Goal of the exercise: Read the lines that follow and pick out every one containing the word "this".

Data to use:
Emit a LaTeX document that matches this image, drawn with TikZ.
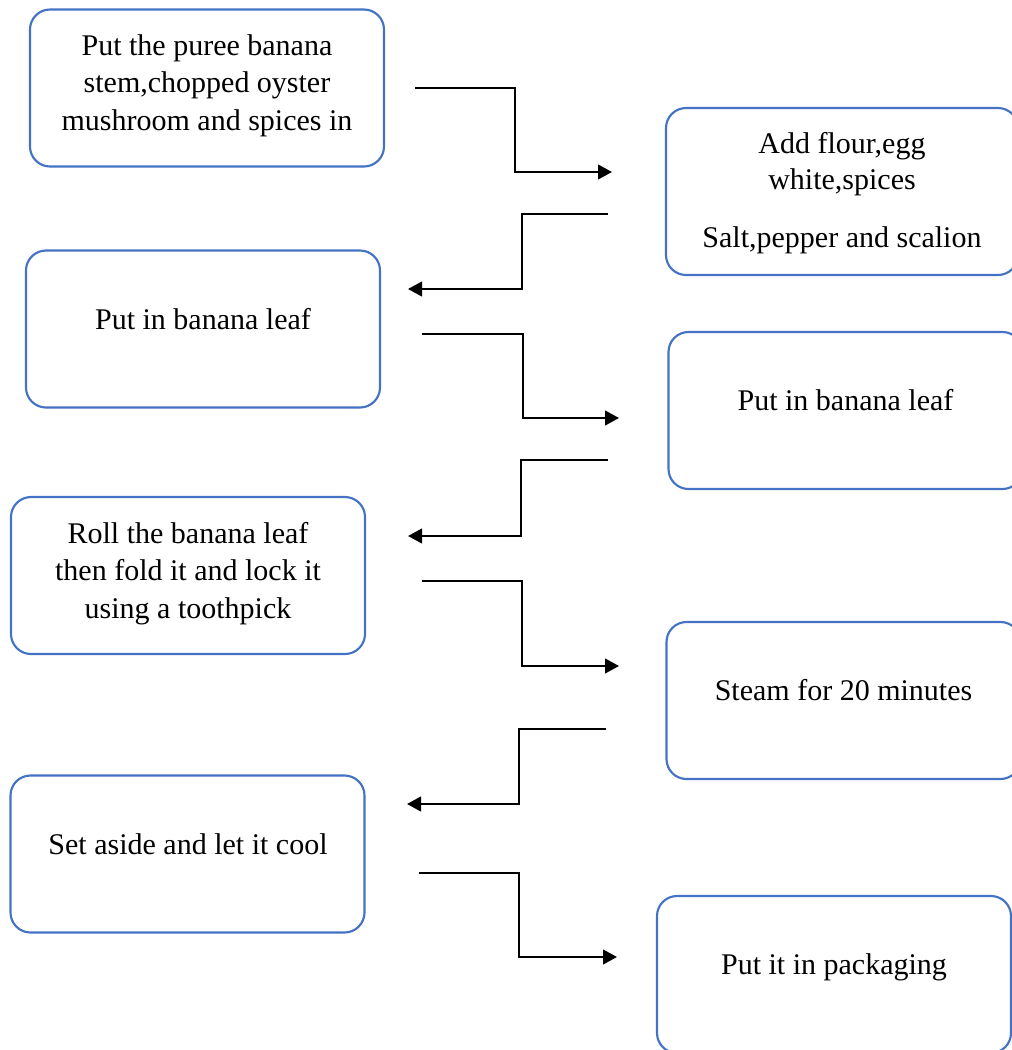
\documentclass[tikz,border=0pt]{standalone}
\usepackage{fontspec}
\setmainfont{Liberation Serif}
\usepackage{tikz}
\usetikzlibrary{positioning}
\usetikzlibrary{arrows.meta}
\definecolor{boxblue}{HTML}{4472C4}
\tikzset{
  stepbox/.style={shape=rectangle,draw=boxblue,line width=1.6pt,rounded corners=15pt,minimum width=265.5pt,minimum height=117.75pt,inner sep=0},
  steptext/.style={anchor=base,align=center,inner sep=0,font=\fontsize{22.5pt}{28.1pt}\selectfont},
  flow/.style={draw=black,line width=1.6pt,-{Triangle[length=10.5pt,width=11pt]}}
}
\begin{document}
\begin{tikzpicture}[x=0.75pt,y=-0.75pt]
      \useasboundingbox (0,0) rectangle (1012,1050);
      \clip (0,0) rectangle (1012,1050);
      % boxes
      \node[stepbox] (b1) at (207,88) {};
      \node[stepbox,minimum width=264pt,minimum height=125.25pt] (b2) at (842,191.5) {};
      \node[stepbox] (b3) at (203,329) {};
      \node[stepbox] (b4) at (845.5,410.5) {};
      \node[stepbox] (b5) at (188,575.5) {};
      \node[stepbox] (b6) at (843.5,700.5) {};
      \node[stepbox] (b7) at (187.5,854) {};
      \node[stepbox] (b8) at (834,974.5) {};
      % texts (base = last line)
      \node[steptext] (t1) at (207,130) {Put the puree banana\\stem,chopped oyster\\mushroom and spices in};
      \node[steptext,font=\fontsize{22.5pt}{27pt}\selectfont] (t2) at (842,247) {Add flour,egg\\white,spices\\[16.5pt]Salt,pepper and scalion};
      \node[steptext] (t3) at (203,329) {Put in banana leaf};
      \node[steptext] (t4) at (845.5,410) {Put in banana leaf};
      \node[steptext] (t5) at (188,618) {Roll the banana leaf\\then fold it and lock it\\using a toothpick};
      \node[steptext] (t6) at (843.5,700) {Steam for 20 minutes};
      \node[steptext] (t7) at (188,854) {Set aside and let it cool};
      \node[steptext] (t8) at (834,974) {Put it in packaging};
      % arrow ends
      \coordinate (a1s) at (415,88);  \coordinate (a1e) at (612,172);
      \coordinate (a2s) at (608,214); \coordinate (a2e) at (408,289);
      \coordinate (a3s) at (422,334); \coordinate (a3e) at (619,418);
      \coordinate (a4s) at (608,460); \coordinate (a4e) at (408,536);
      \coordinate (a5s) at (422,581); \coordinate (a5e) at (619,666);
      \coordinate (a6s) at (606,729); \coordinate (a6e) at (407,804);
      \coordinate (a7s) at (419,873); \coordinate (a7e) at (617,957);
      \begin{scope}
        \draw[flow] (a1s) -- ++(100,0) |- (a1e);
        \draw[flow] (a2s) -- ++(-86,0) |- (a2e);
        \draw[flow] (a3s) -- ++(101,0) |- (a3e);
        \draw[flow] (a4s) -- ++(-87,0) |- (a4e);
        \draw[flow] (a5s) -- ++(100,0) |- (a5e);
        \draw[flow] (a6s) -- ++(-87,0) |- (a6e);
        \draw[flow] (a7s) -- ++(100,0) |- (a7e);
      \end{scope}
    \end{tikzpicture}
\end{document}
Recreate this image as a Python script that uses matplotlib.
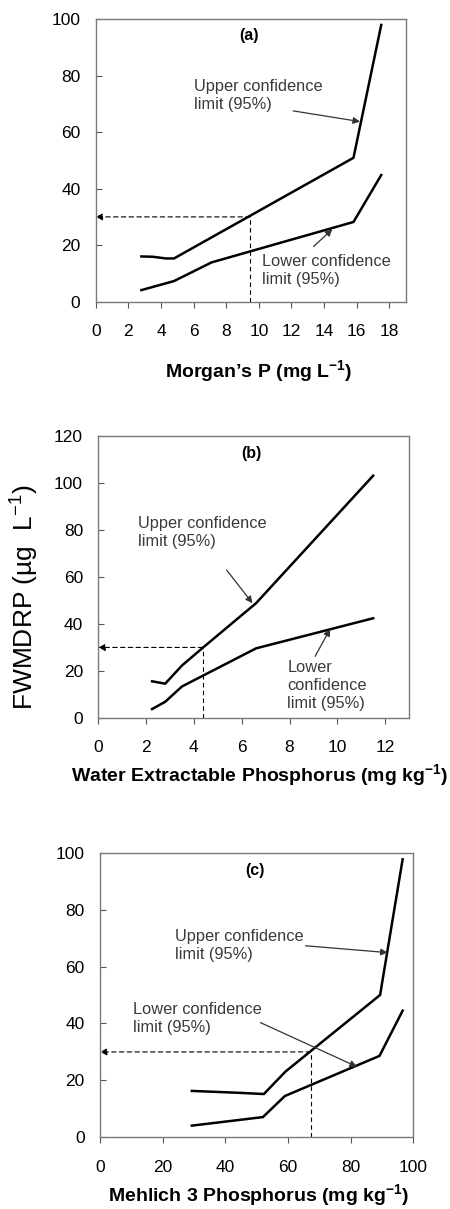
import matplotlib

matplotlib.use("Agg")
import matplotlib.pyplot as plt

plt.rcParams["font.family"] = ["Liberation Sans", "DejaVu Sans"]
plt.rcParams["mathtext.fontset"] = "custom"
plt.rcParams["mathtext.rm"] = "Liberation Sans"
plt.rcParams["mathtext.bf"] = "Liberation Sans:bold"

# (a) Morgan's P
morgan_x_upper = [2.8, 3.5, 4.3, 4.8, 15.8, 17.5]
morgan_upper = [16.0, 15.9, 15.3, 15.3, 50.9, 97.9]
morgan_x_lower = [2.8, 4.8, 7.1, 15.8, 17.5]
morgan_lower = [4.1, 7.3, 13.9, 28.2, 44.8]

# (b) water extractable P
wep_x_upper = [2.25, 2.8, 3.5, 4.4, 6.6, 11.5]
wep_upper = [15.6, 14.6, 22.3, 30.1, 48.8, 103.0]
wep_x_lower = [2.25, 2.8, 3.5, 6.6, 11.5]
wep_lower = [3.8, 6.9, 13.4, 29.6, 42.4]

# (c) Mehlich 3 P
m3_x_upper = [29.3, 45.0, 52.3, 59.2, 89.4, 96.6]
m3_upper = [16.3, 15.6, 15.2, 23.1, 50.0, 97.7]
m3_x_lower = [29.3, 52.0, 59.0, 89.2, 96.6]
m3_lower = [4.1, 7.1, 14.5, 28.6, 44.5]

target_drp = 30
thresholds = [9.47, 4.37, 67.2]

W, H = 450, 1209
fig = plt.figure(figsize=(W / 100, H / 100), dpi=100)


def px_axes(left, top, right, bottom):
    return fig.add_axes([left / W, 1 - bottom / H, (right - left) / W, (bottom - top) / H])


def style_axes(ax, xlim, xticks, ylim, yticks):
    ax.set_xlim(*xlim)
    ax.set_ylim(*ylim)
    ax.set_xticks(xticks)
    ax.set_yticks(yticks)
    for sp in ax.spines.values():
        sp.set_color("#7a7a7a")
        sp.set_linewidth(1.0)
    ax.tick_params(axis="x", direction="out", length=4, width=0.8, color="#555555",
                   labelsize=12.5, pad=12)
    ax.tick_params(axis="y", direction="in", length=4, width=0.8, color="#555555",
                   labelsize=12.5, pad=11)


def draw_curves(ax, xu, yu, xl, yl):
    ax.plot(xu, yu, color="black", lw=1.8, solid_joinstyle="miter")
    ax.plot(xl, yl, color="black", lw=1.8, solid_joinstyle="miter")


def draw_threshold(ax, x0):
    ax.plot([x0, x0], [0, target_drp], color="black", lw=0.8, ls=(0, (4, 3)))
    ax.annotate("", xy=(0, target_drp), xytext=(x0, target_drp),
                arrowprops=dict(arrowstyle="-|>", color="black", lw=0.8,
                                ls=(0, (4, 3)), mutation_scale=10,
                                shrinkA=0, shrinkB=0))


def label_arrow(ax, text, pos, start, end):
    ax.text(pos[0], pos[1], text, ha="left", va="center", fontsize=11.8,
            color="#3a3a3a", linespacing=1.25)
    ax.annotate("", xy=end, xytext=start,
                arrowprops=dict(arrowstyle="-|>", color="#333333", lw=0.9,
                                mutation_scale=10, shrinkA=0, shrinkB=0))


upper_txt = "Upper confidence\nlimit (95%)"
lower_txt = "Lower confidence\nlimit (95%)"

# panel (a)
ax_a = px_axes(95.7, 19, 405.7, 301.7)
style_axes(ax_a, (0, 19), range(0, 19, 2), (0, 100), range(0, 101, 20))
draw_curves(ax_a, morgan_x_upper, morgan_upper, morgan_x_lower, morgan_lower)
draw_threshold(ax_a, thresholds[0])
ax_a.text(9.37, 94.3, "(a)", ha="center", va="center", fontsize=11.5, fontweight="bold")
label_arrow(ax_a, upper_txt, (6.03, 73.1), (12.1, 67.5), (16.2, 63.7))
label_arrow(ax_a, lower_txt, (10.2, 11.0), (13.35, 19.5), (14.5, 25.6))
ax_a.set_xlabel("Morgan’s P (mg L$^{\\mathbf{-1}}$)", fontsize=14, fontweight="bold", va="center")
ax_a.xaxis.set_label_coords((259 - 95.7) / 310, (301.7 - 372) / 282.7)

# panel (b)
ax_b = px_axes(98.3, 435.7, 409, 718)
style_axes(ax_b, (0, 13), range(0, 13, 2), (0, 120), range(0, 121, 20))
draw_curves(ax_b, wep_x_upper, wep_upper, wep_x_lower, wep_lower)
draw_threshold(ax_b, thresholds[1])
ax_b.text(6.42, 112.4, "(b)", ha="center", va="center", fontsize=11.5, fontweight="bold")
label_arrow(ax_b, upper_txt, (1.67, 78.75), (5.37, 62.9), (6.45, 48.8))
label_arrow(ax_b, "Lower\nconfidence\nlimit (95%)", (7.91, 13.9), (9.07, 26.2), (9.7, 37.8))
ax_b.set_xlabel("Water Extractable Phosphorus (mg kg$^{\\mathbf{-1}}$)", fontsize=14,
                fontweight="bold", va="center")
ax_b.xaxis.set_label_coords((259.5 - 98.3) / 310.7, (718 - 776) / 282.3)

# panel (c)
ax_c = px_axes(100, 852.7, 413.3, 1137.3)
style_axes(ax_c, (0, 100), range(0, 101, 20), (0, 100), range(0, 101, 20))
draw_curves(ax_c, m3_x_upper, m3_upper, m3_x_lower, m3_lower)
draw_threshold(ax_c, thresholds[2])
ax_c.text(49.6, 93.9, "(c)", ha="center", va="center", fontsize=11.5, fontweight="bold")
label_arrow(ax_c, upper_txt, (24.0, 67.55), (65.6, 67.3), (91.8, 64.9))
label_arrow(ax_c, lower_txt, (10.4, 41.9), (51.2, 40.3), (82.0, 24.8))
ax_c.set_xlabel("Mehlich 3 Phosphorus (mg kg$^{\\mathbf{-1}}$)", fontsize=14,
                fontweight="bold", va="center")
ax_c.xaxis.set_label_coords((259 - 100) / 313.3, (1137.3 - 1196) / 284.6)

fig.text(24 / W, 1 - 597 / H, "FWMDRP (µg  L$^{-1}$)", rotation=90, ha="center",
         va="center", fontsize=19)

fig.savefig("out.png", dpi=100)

Task output:
Emit a LaTeX document that matches this image, drawn with TikZ.
Recreate this image as a Python script that uses matplotlib.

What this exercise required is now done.